** begin **

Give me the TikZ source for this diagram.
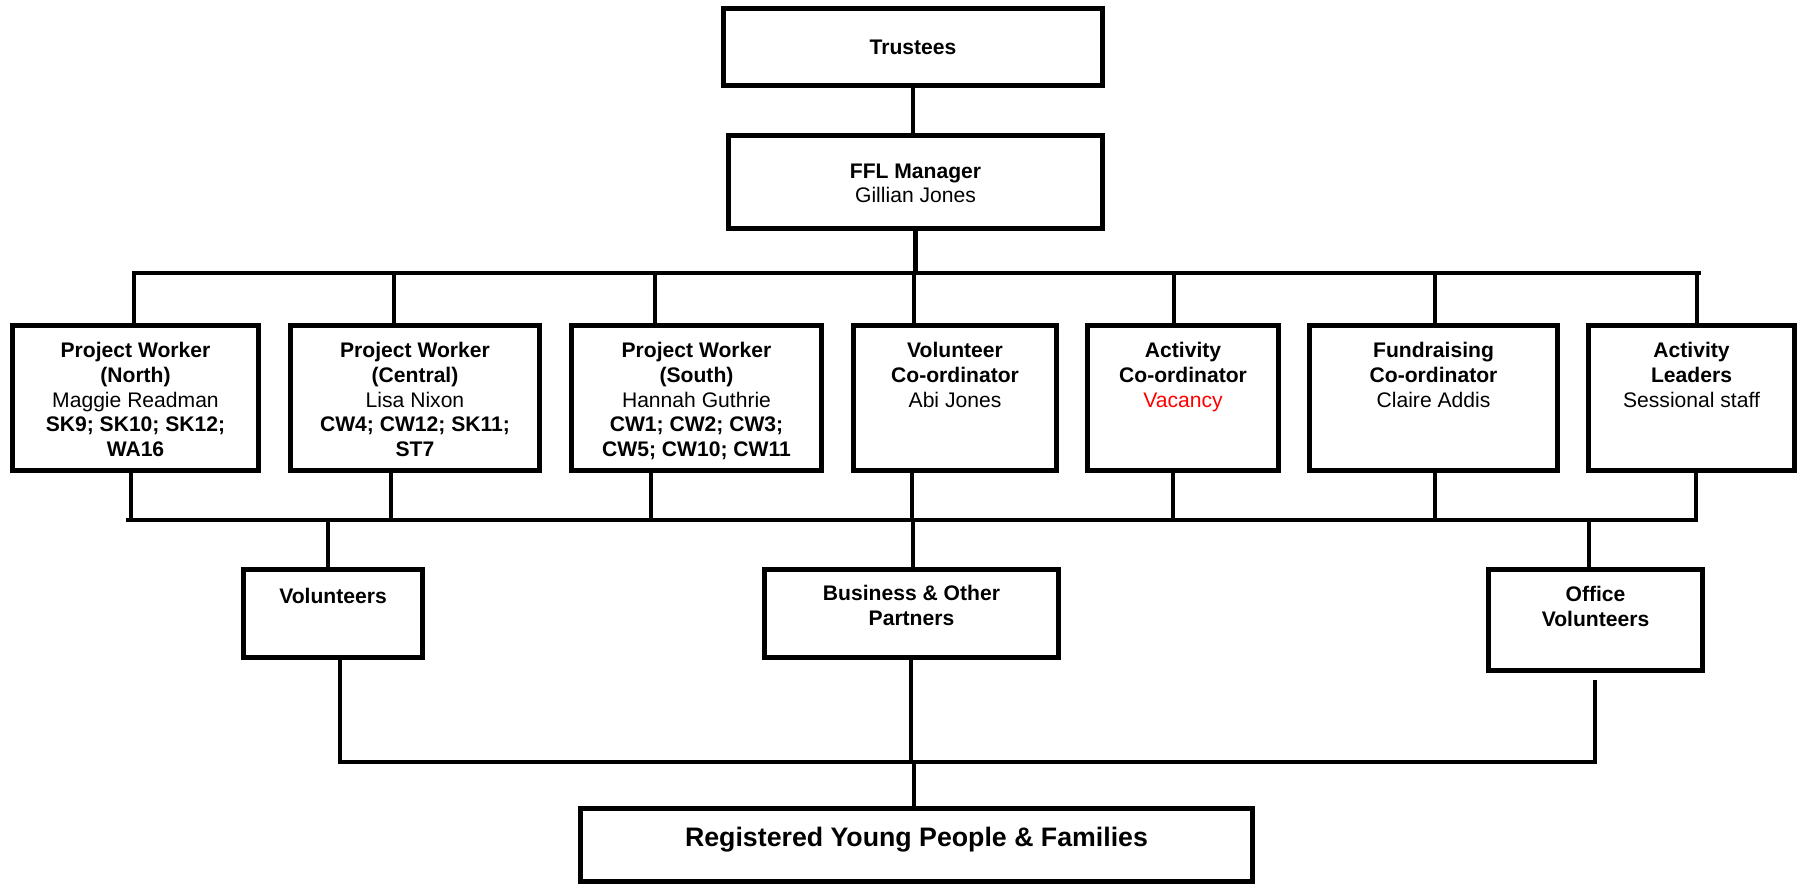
\documentclass[tikz,border=0pt]{standalone}
\usepackage{fontspec}
\setmainfont{Liberation Sans}
\usetikzlibrary{positioning}
\begin{document}
\begin{tikzpicture}[x=0.01cm,y=-0.01cm,
        box/.style={draw,line width=1.5pt,inner sep=0pt,align=center,font=\fontsize{6}{7}\selectfont},
        txt/.style={inner sep=0pt,align=center,font=\fontsize{6}{7}\selectfont},
        link/.style={line width=1.4pt,line cap=rect}]
                \useasboundingbox (0,0) rectangle (1801,885);
                % top of the chart
                \node[box,minimum width=3.79cm,minimum height=0.77cm] (trustees) at (913,47) {\textbf{Trustees}};
                \node[box,minimum width=3.74cm,minimum height=0.93cm] (manager) at (915.5,182) {};
                \node[txt,below=0.30cm of manager.north] (managertxt) {\textbf{FFL Manager}\\Gillian Jones};
                % staff row
                \node[box,minimum width=2.46cm,minimum height=1.45cm] (north) at (135.5,398) {};
                \node[box,minimum width=2.49cm,minimum height=1.45cm] (central) at (415,398) {};
                \node[box,minimum width=2.50cm,minimum height=1.45cm] (south) at (696.5,398) {};
                \node[box,minimum width=2.03cm,minimum height=1.45cm] (volco) at (955,398) {};
                \node[box,minimum width=1.91cm,minimum height=1.45cm] (actco) at (1183,398) {};
                \node[box,minimum width=2.48cm,minimum height=1.45cm] (fundco) at (1433.5,398) {};
                \node[box,minimum width=2.06cm,minimum height=1.45cm] (leaders) at (1691.5,398) {};
                \node[txt,below=0.19cm of north.north] (northtxt) {\textbf{Project Worker}\\\textbf{(North)}\\Maggie Readman\\\textbf{SK9; SK10; SK12;}\\\textbf{WA16}};
                \node[txt,below=0.19cm of central.north] (centraltxt) {\textbf{Project Worker}\\\textbf{(Central)}\\Lisa Nixon\\\textbf{CW4; CW12; SK11;}\\\textbf{ST7}};
                \node[txt,below=0.19cm of south.north] (southtxt) {\textbf{Project Worker}\\\textbf{(South)}\\Hannah Guthrie\\\textbf{CW1; CW2; CW3;}\\\textbf{CW5; CW10; CW11}};
                \node[txt,below=0.19cm of volco.north] (volcotxt) {\textbf{Volunteer}\\\textbf{Co-ordinator}\\Abi Jones};
                \node[txt,below=0.19cm of actco.north] (actcotxt) {\textbf{Activity}\\\textbf{Co-ordinator}\\\textcolor{red}{Vacancy}};
                \node[txt,below=0.19cm of fundco.north] (fundcotxt) {\textbf{Fundraising}\\\textbf{Co-ordinator}\\Claire Addis};
                \node[txt,below=0.19cm of leaders.north] (leaderstxt) {\textbf{Activity}\\\textbf{Leaders}\\Sessional staff};
                % second level
                \node[box,minimum width=1.79cm,minimum height=0.88cm] (vols) at (333,613.5) {};
                \node[box,minimum width=2.94cm,minimum height=0.88cm] (business) at (911.5,613.5) {};
                \node[box,minimum width=2.14cm,minimum height=1.01cm] (office) at (1595.5,620) {};
                \node[txt,below=0.21cm of vols.north] (volstxt) {\textbf{Volunteers}};
                \node[txt,below=0.18cm of business.north] (businesstxt) {\textbf{Business \& Other}\\\textbf{Partners}};
                \node[txt,below=0.19cm of office.north] (officetxt) {\textbf{Office}\\\textbf{Volunteers}};
                \node[box,minimum width=6.72cm,minimum height=0.73cm] (reg) at (916.5,845) {};
                \node[txt,font=\fontsize{7.6}{9}\selectfont\bfseries,below=0.21cm of reg.north] (regtxt) {Registered Young People \& Families};
                % connectors
                \coordinate (topbusL) at (134,273);
                \coordinate (topbusR) at (1699,273);
                \coordinate (midbusL) at (128,520);
                \coordinate (midbusR) at (1696,520);
                \coordinate (lowbusL) at (340,762);
                \coordinate (lowbusR) at (1595,762);
                \draw[link] (trustees.south) -- (trustees.south |- manager.north);
                \draw[link] (manager.south) -- (manager.south |- topbusL);
                \draw[link] (topbusL) -- (topbusR);
                \foreach \x/\n in {134/north,394/central,655/south,914/volco,1174/actco,1435/fundco,1697/leaders}
                    \draw[link] (\x,273) -- (\x,273 |- \n.north);
                \foreach \x/\n in {131/north,391/central,651/south,912/volco,1173/actco,1435/fundco,1696/leaders}
                    \draw[link] (\n.south -| \x,0) -- (\x,520);
                \draw[link] (midbusL) -- (midbusR);
                \foreach \x/\n in {328/vols,913/business,1589/office}
                    \draw[link] (\x,520) -- (\x,520 |- \n.north);
                \draw[link] (vols.south -| lowbusL) -- (lowbusL);
                \draw[link] (business.south -| 911,0) -- (911,762);
                \draw[link] ([yshift=-0.09cm]office.south -| lowbusR) -- (lowbusR);
                \draw[link] (lowbusL) -- (lowbusR);
                \draw[link] (914,762) -- (914,762 |- reg.north);
            \end{tikzpicture}
\end{document}
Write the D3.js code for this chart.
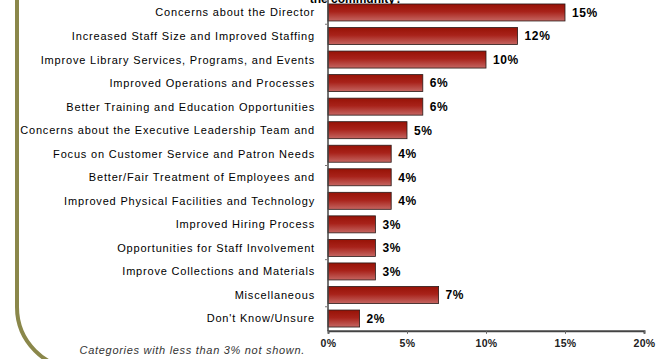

** end **

▶ REQUEST: Which lines contain "chart"? Show each of them.

▶ RESULT OF THIS TASK:
                % top of the chart
Write the D3.js code for this chart.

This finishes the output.